20 years in 13 countries

Andrey Chugunov

Russia

Andrey Chugunov

Russia

Biography

Andrey works with digital and analogue media, generative graphics, sound, technological sculpture, media performances and installations. He researches topics of mortality, temporality, autonomy, and memory decay in his artworks. Andrey won the “New Faces” award in the Art division in the 22nd Japan Media Arts Festival in 2018. He is a nominee of the Sergey Kuryokhin Contemporary Art Award for 2018 as part of 4g art group in the category “Art in Public Space”. He is the winner of the Art of Neuroscience contest and Niio x AI Art Prizes nominee as part of pt9 art group in 2019. He participated in 17th edition of 404 Festival in 2020. He received an engineering education in the field of alternative and renewable energy sources in 2008-2013 at the Ural Federal University.
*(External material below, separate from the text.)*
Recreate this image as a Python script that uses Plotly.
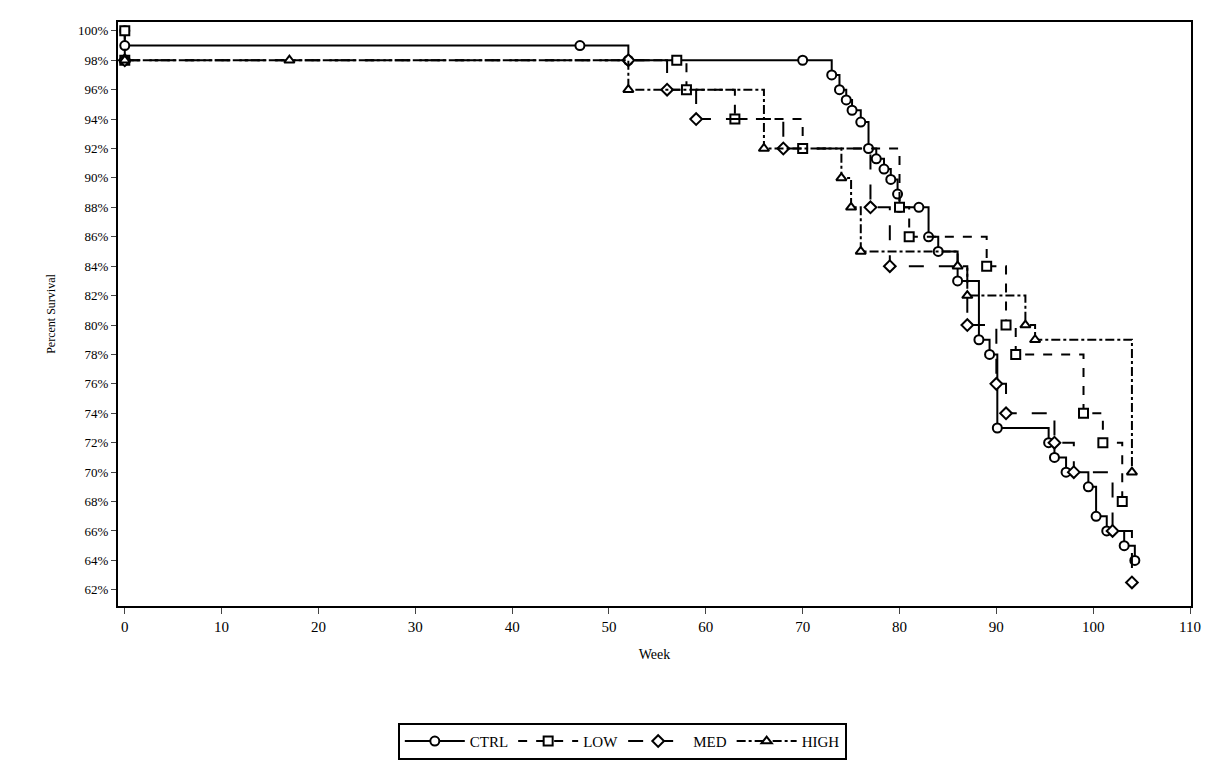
import plotly.graph_objects as go

ctrl_w = [0, 0, 47, 52, 70, 73, 73.8, 74.5, 75.1, 76, 76.8, 77.6, 78.4, 79.1, 79.8, 80, 82, 83, 84, 86, 88.2, 89.3, 90.1, 95.4, 96, 97.2, 99.5, 100.3, 101.4, 103.2, 104.3]
ctrl_s = [100, 99, 99, 98, 98, 97, 96, 95.3, 94.6, 93.8, 92, 91.3, 90.6, 89.9, 88.9, 88, 88, 86, 85, 83, 79, 78, 73, 72, 71, 70, 69, 67, 66, 65, 64]
low_w = [0, 0, 57, 58, 63, 70, 80, 81, 89, 91, 92, 99, 101, 103]
low_s = [100, 98, 98, 96, 94, 92, 88, 86, 84, 80, 78, 74, 72, 68]
med_w = [0, 52, 56, 59, 68, 77, 79, 87, 90, 91, 96, 98, 102, 104]
med_s = [98, 98, 96, 94, 92, 88, 84, 80, 76, 74, 72, 70, 66, 62.5]
high_w = [0, 17, 52, 66, 74, 75, 76, 86, 87, 93, 94, 104]
high_s = [98, 98, 96, 92, 90, 88, 85, 84, 82, 80, 79, 70]
y_ticks = list(range(62, 101, 2))
y_labels = [f"{v}%" for v in y_ticks]

font = "Liberation Serif"
fig = go.Figure()
def add(name, w, s, sym, dash):
    fig.add_trace(go.Scatter(x=w, y=s, name=name, mode="lines+markers", line_shape="hv",
                             line=dict(color="black", width=2, dash=dash),
                             marker=dict(symbol=sym, size=9, color="white", line=dict(color="black", width=2))))
add("CTRL", ctrl_w, ctrl_s, "circle", "solid")
add("LOW", low_w, low_s, "square", "dash")
add("MED", med_w, med_s, "diamond", "longdash")
add("HIGH", high_w, high_s, "triangle-up", "dashdot")

fig.update_layout(
    width=1205, height=770, paper_bgcolor="white", plot_bgcolor="white",
    margin=dict(l=110, r=14, t=12, b=172),
    font=dict(family=font, color="black", size=14),
    xaxis=dict(range=[-0.7, 110.1], tickvals=list(range(0, 111, 10)), ticks="outside", ticklen=6,
               showline=True, linecolor="black", linewidth=2, mirror=True, showgrid=False, zeroline=False,
               title=dict(text="Week", font=dict(size=14)), tickfont=dict(size=15)),
    yaxis=dict(range=[60.9, 100.6], tickvals=y_ticks, ticktext=y_labels, ticks="outside", ticklen=5,
               showline=True, linecolor="black", linewidth=2, mirror=True, showgrid=False, zeroline=False,
               title=dict(text="Percent Survival", font=dict(size=12), standoff=20), tickfont=dict(size=13)),
    legend=dict(orientation="h", x=0.47, xanchor="center", y=-0.2, yanchor="top",
                bordercolor="black", borderwidth=2, font=dict(size=15), itemwidth=60),
)
fig.write_html("out.html")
He participated in the Laboratory of a young artist in the Ural branch of the State Center for Contemporary Art in 2018. He got a master’s degree in Digital art at the Far Eastern Federal University in 2018-2020. Andrey was born in Sverdlovsk (currently Yekaterinburg) in 1991. Now he lives and works in Yekaterinburg.

 

ARTWORK

to whom it may concern
Installation

As media theorist Marshall McLuhan said, electric light is pure information, a medium without a message. It becomes a conduit of information, but it never carries it. But what if information can be hidden where we do not try to see it. Thus, advertising lightboxes located on the Nekrasovsky overpass in Vladivostok face the fact that without maintenance part of their lighting system starts to fail forming original patterns within which we can see the semiotic system. We can see these billboards as 120 unrepeated messages in a language of an unknown addressee. The project to whom it may concern does not simply analyse or represent the message encoded within the system but tries to continue this bizarre light language using machine learning algorithms, as if to extend the language, removing artefacts and helping to identify patterns corrupted by time.